--- Begin Task input ---

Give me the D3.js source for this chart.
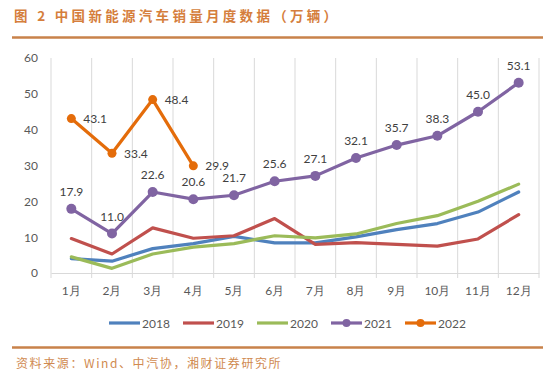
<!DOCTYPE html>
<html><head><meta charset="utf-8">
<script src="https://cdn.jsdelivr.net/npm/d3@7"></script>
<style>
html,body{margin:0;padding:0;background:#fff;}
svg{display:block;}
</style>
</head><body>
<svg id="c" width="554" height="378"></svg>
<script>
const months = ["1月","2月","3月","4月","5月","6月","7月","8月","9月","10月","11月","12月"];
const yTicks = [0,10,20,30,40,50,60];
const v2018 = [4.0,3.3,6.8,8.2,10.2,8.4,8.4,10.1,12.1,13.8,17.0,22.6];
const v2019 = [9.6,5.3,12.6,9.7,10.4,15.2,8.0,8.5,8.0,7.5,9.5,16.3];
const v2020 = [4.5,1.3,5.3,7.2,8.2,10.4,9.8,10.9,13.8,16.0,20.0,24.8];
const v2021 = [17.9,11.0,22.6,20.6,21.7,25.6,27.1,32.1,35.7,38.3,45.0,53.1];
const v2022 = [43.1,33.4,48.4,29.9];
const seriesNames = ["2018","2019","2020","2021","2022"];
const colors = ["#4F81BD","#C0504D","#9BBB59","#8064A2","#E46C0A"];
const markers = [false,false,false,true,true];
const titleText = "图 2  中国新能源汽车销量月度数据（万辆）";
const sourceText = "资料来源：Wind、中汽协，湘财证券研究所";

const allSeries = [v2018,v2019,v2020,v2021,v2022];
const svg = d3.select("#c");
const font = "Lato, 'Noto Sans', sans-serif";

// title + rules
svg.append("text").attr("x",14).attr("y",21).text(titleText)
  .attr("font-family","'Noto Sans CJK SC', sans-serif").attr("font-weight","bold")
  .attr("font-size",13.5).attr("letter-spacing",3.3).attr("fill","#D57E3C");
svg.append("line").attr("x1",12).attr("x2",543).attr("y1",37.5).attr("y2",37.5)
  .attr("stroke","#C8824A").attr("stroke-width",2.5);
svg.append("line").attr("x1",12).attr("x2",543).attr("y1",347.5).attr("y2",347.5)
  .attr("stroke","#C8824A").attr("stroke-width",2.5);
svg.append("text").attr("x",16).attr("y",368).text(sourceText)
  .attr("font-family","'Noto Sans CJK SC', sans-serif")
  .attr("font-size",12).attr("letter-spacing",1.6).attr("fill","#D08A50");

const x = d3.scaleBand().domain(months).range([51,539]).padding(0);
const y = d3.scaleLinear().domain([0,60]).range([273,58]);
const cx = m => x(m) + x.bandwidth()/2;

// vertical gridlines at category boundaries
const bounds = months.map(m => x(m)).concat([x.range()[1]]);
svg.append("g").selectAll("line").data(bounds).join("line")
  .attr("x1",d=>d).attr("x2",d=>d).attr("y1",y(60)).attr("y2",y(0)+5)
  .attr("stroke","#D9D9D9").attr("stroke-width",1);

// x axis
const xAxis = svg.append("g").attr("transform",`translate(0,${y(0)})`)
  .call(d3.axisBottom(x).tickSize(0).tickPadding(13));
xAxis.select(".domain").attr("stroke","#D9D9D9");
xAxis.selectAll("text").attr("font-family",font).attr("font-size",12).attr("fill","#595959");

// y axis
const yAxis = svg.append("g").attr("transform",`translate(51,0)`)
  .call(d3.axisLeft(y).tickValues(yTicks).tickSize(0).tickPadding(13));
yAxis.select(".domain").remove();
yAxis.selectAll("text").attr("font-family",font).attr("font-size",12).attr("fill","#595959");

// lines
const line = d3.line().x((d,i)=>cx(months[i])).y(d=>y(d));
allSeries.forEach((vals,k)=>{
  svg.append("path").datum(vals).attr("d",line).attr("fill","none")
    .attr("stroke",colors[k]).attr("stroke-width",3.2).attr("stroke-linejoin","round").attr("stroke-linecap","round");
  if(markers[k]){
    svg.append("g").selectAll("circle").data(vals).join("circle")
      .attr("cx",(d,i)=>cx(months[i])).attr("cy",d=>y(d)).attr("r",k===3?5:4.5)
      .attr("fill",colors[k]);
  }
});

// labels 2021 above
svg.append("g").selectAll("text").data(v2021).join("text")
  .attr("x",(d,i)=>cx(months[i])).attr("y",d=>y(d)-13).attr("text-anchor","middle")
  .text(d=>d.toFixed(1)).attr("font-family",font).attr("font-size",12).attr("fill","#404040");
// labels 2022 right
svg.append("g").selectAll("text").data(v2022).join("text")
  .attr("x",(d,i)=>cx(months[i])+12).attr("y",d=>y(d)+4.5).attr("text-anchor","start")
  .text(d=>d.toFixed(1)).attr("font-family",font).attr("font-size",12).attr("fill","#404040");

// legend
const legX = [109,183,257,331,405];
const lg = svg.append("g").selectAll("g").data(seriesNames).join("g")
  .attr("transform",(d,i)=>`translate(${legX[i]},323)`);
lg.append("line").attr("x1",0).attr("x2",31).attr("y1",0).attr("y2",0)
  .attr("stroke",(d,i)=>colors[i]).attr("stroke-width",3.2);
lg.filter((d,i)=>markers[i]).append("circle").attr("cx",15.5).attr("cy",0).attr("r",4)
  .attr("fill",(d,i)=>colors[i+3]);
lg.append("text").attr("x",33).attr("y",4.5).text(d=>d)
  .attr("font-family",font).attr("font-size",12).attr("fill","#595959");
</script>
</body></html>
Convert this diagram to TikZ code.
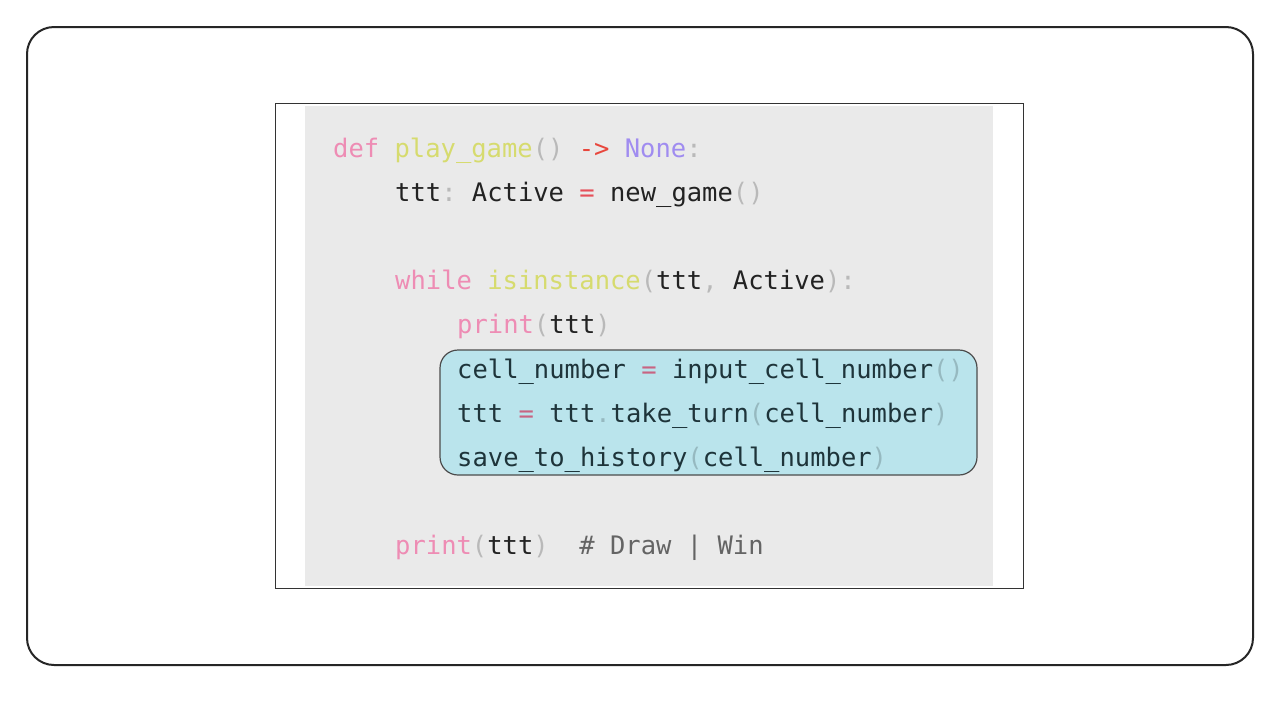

--- End Task input ---

Problem to solve => Copy out all lines above that include the string "this".

Complete answer =>
Give me the D3.js source for this chart.
Convert this diagram to TikZ code.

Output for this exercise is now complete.